Decía Cicerón: “La agricultura es propia del sabio, adecuada al sencillo y la ocupación más digna de todo hombre libre”. Quiera Dios que las explotaciones agrícolas vayan planificándose con un comprometido y racional sentimiento ecologistas de forma que un desarrollo sostenible preserve y mejore nuestros entornos naturales para las generaciones venideras. Mejoremos pues, no solo lo nuestros sino también el patrimonio común, sumando esfuerzos e iniciativas. Los jóvenes son la esperanza y en ellos confío. Ahora que puedo sentirme orgulloso de mis nietos, les deseo vean crecer los árboles replantados con los que han pretendido restaurar el daño que a nuestros campos hicieron por necesidad o desconocimiento, tallándolos nuestros antepasados.

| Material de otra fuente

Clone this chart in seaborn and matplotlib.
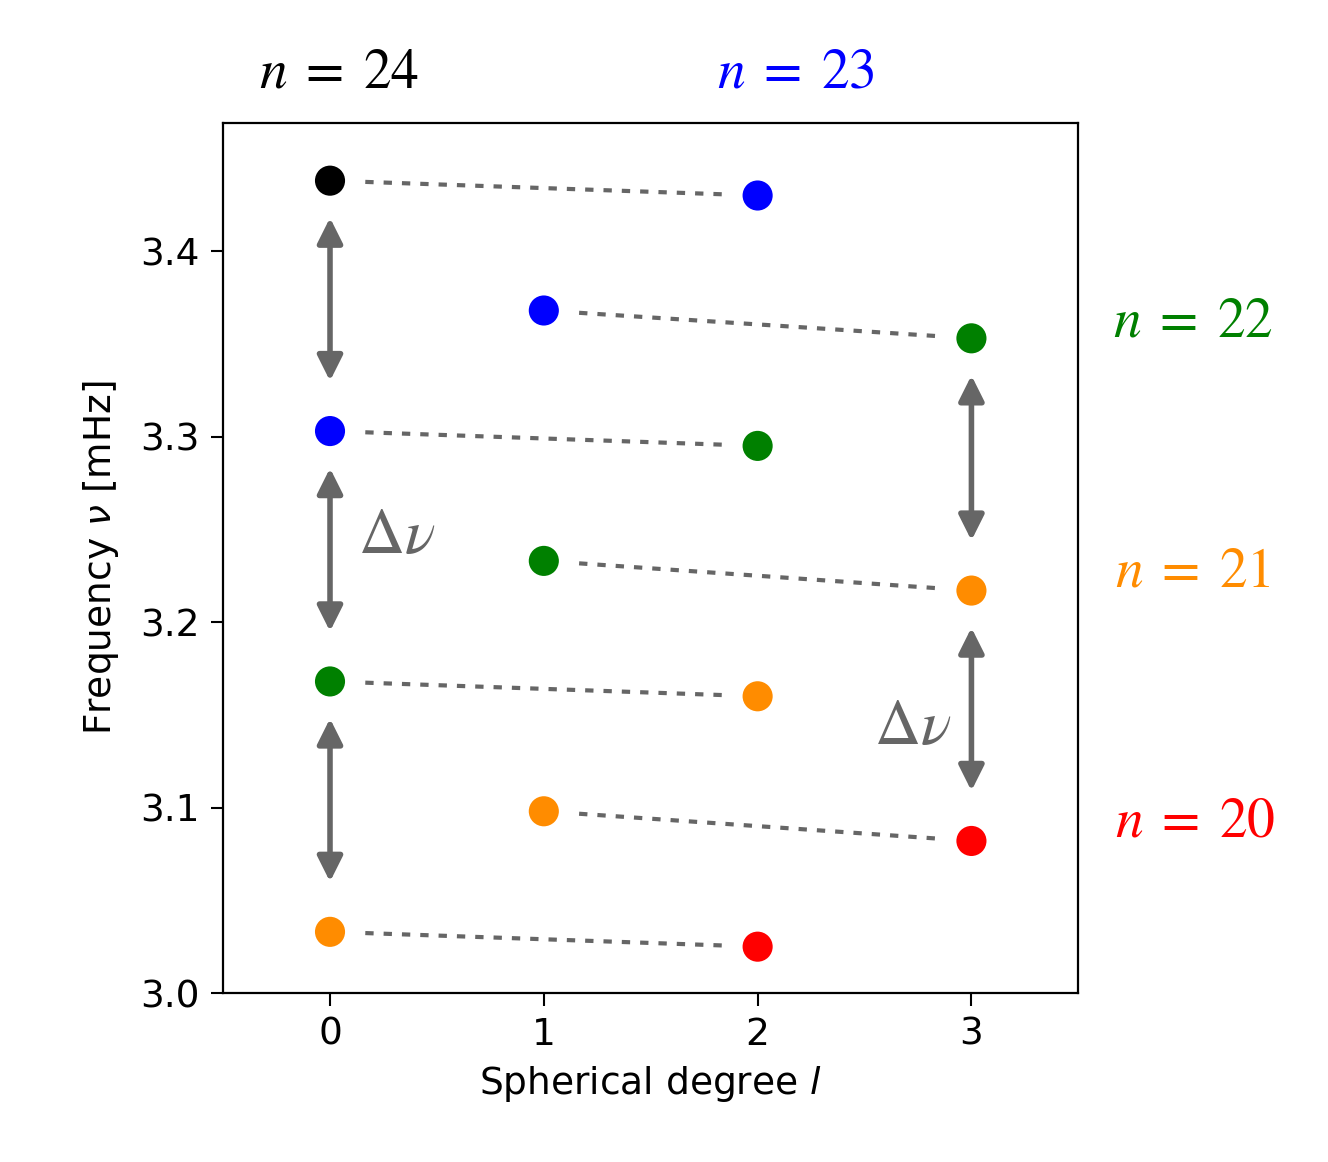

Los nidos que ustedes pueden ver, reciben en sus migraciones para que críen a cernícalos, vencejos, golondrinas y palomas torcaces.

En los almendros y olivos próximos, anidan rabilargos, urracas, pitos reales y mochuelos.

En los nidos de las chimeneas hay una lechuza y, desde hace siglos, una colonia de grajillas, que ya el titiritero debía utilizar para que le avisaran de visitantes inoportunos.

A las paredes del Horno de Yeso vienen cada año los avejarrucos, y tenemos una pareja de aguiluchos cenizos y en los roqueros y cuerdas próximas, guaridas de zorras. Unos por aire y otras por tierra dan buena cuenta de los conejos más débiles de entre los muchos que hay, siendo ese su papel en la selección de la especie, que ayuda a mejorar la sanidad de los que quedan.

Con la perspectiva vital de mis 88 años, sugiero a todos que hagamos realidad las palabras del titiritero a Don Quijote: “Operibus credite, et non verbis” (Dar crédito a las obras, y no a las palabras).

Saturnino Rodríguez Perea
Escrito en enero de 2005 a los 88 años


(1) Las gentes de Villanueva del Cardete, dirigidas los Molina, se unieron a las de Corral mandadas por el Capitán Gasco y junto con las del Emperador Carlos, vencieron en la batalla de El Romeral a las Comuneras de María de Padilla.